Bigger datasets can be filtered, with caution
Bigger datasets can be filtered, with caution
You can filter large datasets down to specific segments, subsets of questions, or the right number of respondents for Semilattice. However, just like with a real-world survey, heavy filtering of a dataset can reduce the quality of the resultant sample and can lead to lower accuracy Populations in Semilattice.
Seed data are not the only data
A Population’s seed data do not represent all of the information which Semilattice uses to make predictions. Most of the information comes from the Large Language Model (LLM) used by the Simulation Engine, with the seed data effectively selecting the relevant information from the LLM.
This means that you should think about the predictive power of the questions and answers in the seed data rather than the actual information contained in those questions.
Predictive power
A Population’s accuracy when predicting the answer to a new question is dependent on the predictive power of the questions and answers in its seed data. This predictive power varies depending on the question being predicted and is a function of how those seed data work with the Simulation Engine.
Predictive power cannot be predicted
Due to the black box nature of the LLMs used by Semilattice, it’s not yet possible to tell which seed data have more predictive power with certainty.
Building intuition around predictive power
An intuitive way of estimating the predictive power of a question is to think about how informative someone’s answer to that question would be.

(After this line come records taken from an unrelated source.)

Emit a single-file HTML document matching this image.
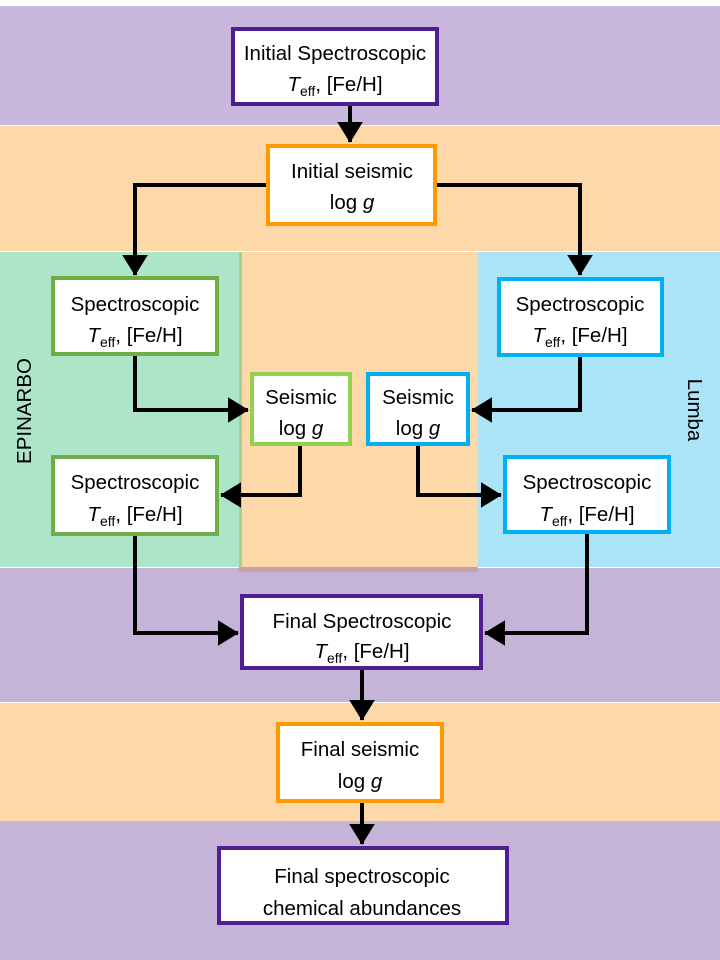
<!DOCTYPE html>
<html><head><meta charset="utf-8"><style>
html,body{margin:0;padding:0;background:#fff}
svg{display:block}
text{font-family:"Liberation Sans",sans-serif;font-size:20.5px;fill:#000}
</style></head><body>
<svg width="720" height="960" viewBox="0 0 720 960" xmlns="http://www.w3.org/2000/svg">
<defs>
<marker id="a" markerWidth="6" markerHeight="6.4" refX="5" refY="3.2" orient="auto" markerUnits="strokeWidth">
<path d="M0,0 L5.2,3.2 L0,6.4 z" fill="#000"/>
</marker>
</defs>
<rect x="0" y="0" width="720" height="960" fill="#fff"/>
<rect x="0" y="6" width="720" height="119" fill="#c9b8dd"/>
<rect x="0" y="126" width="720" height="125" fill="#fdd9aa"/>
<rect x="0" y="252" width="239" height="315" fill="#ade5c8"/>
<rect x="239" y="252" width="3" height="315" fill="#a6d095"/>
<rect x="478" y="252" width="242" height="315" fill="#abe3f7"/>
<rect x="0" y="568" width="720" height="134" fill="#c5b3d8"/>
<rect x="239" y="567" width="239" height="5" fill="#c8a0a8"/>
<rect x="242" y="252" width="236" height="315" fill="#fdd9aa"/>
<rect x="0" y="703" width="720" height="118" fill="#fdd9aa"/>
<rect x="0" y="821" width="720" height="1" fill="#e0b8a0"/>
<rect x="0" y="822" width="720" height="138" fill="#c5b3d8"/>

<g stroke="#000" stroke-width="4" fill="none" marker-end="url(#a)">
<path d="M350,106 V142"/>
<path d="M266,185 H135 V275"/>
<path d="M437,185 H580 V275"/>
<path d="M135,356 V410 H248"/>
<path d="M580,357 V410 H472"/>
<path d="M300,446 V495 H221"/>
<path d="M418,446 V495 H501"/>
<path d="M135,536 V633 H238"/>
<path d="M587,534 V633 H485"/>
<path d="M362,670 V720"/>
<path d="M362,803 V844"/>
</g>

<g stroke-width="4" fill="#fff">
<rect x="233" y="29" width="204" height="75" stroke="#4f1f8f"/>
<rect x="268" y="146" width="167" height="78" stroke="#ff9900"/>
<rect x="53" y="278" width="164" height="76" stroke="#70ad47"/>
<rect x="499" y="279" width="163" height="76" stroke="#00b0f0"/>
<rect x="252" y="374" width="98" height="70" stroke="#92d050"/>
<rect x="368" y="374" width="100" height="70" stroke="#00b0f0"/>
<rect x="53" y="457" width="164" height="77" stroke="#70ad47"/>
<rect x="505" y="457" width="164" height="75" stroke="#00b0f0"/>
<rect x="242" y="596" width="239" height="72" stroke="#4f1f8f"/>
<rect x="278" y="724" width="164" height="77" stroke="#ff9900"/>
<rect x="219" y="848" width="288" height="75" stroke="#4f1f8f"/>
</g>

<g text-anchor="middle">
<text x="335" y="60">Initial Spectroscopic</text>
<text x="335" y="91"><tspan font-style="italic">T</tspan><tspan font-size="14" dy="5">eff</tspan><tspan dy="-5">, [Fe/H]</tspan></text>
<text x="352" y="178">Initial seismic</text>
<text x="352" y="209">log <tspan font-style="italic">g</tspan></text>
<text x="135" y="311">Spectroscopic</text>
<text x="135" y="342"><tspan font-style="italic">T</tspan><tspan font-size="14" dy="5">eff</tspan><tspan dy="-5">, [Fe/H]</tspan></text>
<text x="580" y="311">Spectroscopic</text>
<text x="580" y="342"><tspan font-style="italic">T</tspan><tspan font-size="14" dy="5">eff</tspan><tspan dy="-5">, [Fe/H]</tspan></text>
<text x="301" y="404">Seismic</text>
<text x="301" y="435">log <tspan font-style="italic">g</tspan></text>
<text x="418" y="404">Seismic</text>
<text x="418" y="435">log <tspan font-style="italic">g</tspan></text>
<text x="135" y="489">Spectroscopic</text>
<text x="135" y="521"><tspan font-style="italic">T</tspan><tspan font-size="14" dy="5">eff</tspan><tspan dy="-5">, [Fe/H]</tspan></text>
<text x="587" y="489">Spectroscopic</text>
<text x="587" y="521"><tspan font-style="italic">T</tspan><tspan font-size="14" dy="5">eff</tspan><tspan dy="-5">, [Fe/H]</tspan></text>
<text x="362" y="628">Final Spectroscopic</text>
<text x="362" y="658"><tspan font-style="italic">T</tspan><tspan font-size="14" dy="5">eff</tspan><tspan dy="-5">, [Fe/H]</tspan></text>
<text x="360" y="756">Final seismic</text>
<text x="360" y="788">log <tspan font-style="italic">g</tspan></text>
<text x="362" y="883">Final spectroscopic</text>
<text x="362" y="915">chemical abundances</text>
<text transform="translate(31,411) rotate(-90)" font-size="21">EPINARBO</text>
<text transform="translate(688,410) rotate(90)" font-size="21">Lumba</text>
</g>
</svg>
</body></html>
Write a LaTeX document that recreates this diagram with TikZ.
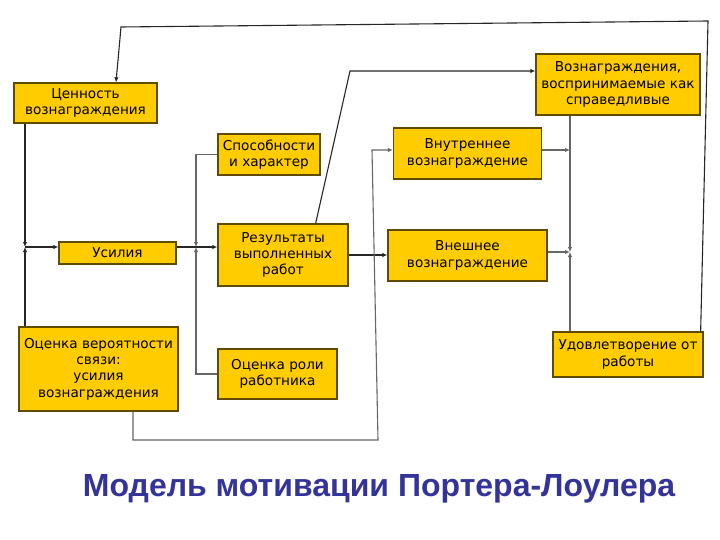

For example, knowing someone’s age tells you a lot more about them than knowing whether they prefer ketchup or mayonnaise. However, it’s also important to consider the purpose of the Population you are building. If you work in R&D at Heinz, the latter question will have more predictive power for the questions you plan to predict.
Question selection best practices
The subset of questions you include in your seed dataset has the biggest impact on the accuracy and predictive reach of your Population. These best practices will help you achieve the best results.
Maximise predictive power
Pick questions with the most predictive power for your research objective.
Minimise subjective overlap
Pick a diverse set of questions, minimising questions which reveal similar information. For example, the questions “Do you prefer ketchup, mayonnaise, or mustard?” and “What is your favourite condiment on french fries?” have a high degree of subjective overlap.
Maximise the number of questions and responses
While not strictly required, a dataset with 20 questions and 3,000 responses is recommended. Datasets of 1,000 responses and ~10 questions can also work well.